### [Record excerpts]
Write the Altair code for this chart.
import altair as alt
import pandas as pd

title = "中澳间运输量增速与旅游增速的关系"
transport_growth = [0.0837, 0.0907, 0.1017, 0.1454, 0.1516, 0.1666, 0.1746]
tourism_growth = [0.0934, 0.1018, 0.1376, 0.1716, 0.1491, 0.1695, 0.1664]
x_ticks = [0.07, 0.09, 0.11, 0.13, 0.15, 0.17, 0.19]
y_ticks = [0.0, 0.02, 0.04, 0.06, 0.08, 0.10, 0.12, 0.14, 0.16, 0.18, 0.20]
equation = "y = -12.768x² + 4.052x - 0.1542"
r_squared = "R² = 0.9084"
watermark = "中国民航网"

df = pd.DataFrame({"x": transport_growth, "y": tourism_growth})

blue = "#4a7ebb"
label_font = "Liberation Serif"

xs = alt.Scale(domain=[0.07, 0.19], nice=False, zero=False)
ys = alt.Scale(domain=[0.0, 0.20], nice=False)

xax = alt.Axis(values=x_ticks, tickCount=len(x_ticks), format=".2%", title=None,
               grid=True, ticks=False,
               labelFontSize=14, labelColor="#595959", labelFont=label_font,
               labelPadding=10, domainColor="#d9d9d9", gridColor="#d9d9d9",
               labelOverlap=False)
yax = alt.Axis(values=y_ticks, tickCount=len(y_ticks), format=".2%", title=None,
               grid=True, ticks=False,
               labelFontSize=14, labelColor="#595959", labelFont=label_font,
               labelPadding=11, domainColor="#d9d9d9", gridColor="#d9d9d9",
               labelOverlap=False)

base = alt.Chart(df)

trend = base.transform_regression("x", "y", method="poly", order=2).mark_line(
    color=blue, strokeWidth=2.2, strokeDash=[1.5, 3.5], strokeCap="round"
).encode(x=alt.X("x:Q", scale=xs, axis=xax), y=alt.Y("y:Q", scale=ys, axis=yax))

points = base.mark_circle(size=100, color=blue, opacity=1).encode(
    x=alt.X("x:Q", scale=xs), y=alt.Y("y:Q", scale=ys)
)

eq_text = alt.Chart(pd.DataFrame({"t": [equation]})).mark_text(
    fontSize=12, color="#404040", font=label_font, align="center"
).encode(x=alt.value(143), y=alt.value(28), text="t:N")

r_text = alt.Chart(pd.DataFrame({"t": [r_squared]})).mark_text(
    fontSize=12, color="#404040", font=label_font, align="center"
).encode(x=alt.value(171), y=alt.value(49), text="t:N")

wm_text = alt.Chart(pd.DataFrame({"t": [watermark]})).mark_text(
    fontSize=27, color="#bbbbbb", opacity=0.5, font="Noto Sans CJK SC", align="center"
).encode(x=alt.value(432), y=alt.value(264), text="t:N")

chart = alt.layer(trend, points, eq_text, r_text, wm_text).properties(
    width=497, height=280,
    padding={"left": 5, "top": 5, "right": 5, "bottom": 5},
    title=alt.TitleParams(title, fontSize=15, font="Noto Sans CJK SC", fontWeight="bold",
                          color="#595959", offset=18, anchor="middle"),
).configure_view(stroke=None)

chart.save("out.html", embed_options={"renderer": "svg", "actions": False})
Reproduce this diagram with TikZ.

### [Exercise instructions]
Transcribe each entry precisely, missing none.

### [Answer to the task]
Write the Altair code for this chart.
import altair as alt
import pandas as pd

title = "中澳间运输量增速与旅游增速的关系"
transport_growth = [0.0837, 0.0907, 0.1017, 0.1454, 0.1516, 0.1666, 0.1746]
tourism_growth = [0.0934, 0.1018, 0.1376, 0.1716, 0.1491, 0.1695, 0.1664]
x_ticks = [0.07, 0.09, 0.11, 0.13, 0.15, 0.17, 0.19]
y_ticks = [0.0, 0.02, 0.04, 0.06, 0.08, 0.10, 0.12, 0.14, 0.16, 0.18, 0.20]
equation = "y = -12.768x² + 4.052x - 0.1542"
r_squared = "R² = 0.9084"
watermark = "中国民航网"

df = pd.DataFrame({"x": transport_growth, "y": tourism_growth})

blue = "#4a7ebb"
label_font = "Liberation Serif"

xs = alt.Scale(domain=[0.07, 0.19], nice=False, zero=False)
ys = alt.Scale(domain=[0.0, 0.20], nice=False)

xax = alt.Axis(values=x_ticks, tickCount=len(x_ticks), format=".2%", title=None,
               grid=True, ticks=False,
               labelFontSize=14, labelColor="#595959", labelFont=label_font,
               labelPadding=10, domainColor="#d9d9d9", gridColor="#d9d9d9",
               labelOverlap=False)
yax = alt.Axis(values=y_ticks, tickCount=len(y_ticks), format=".2%", title=None,
               grid=True, ticks=False,
               labelFontSize=14, labelColor="#595959", labelFont=label_font,
               labelPadding=11, domainColor="#d9d9d9", gridColor="#d9d9d9",
               labelOverlap=False)

base = alt.Chart(df)

trend = base.transform_regression("x", "y", method="poly", order=2).mark_line(
    color=blue, strokeWidth=2.2, strokeDash=[1.5, 3.5], strokeCap="round"
).encode(x=alt.X("x:Q", scale=xs, axis=xax), y=alt.Y("y:Q", scale=ys, axis=yax))

points = base.mark_circle(size=100, color=blue, opacity=1).encode(
    x=alt.X("x:Q", scale=xs), y=alt.Y("y:Q", scale=ys)
)

eq_text = alt.Chart(pd.DataFrame({"t": [equation]})).mark_text(
    fontSize=12, color="#404040", font=label_font, align="center"
).encode(x=alt.value(143), y=alt.value(28), text="t:N")

r_text = alt.Chart(pd.DataFrame({"t": [r_squared]})).mark_text(
    fontSize=12, color="#404040", font=label_font, align="center"
).encode(x=alt.value(171), y=alt.value(49), text="t:N")

wm_text = alt.Chart(pd.DataFrame({"t": [watermark]})).mark_text(
    fontSize=27, color="#bbbbbb", opacity=0.5, font="Noto Sans CJK SC", align="center"
).encode(x=alt.value(432), y=alt.value(264), text="t:N")

chart = alt.layer(trend, points, eq_text, r_text, wm_text).properties(
    width=497, height=280,
    padding={"left": 5, "top": 5, "right": 5, "bottom": 5},
    title=alt.TitleParams(title, fontSize=15, font="Noto Sans CJK SC", fontWeight="bold",
                          color="#595959", offset=18, anchor="middle"),
).configure_view(stroke=None)

chart.save("out.html", embed_options={"renderer": "svg", "actions": False})
Reproduce this diagram with TikZ.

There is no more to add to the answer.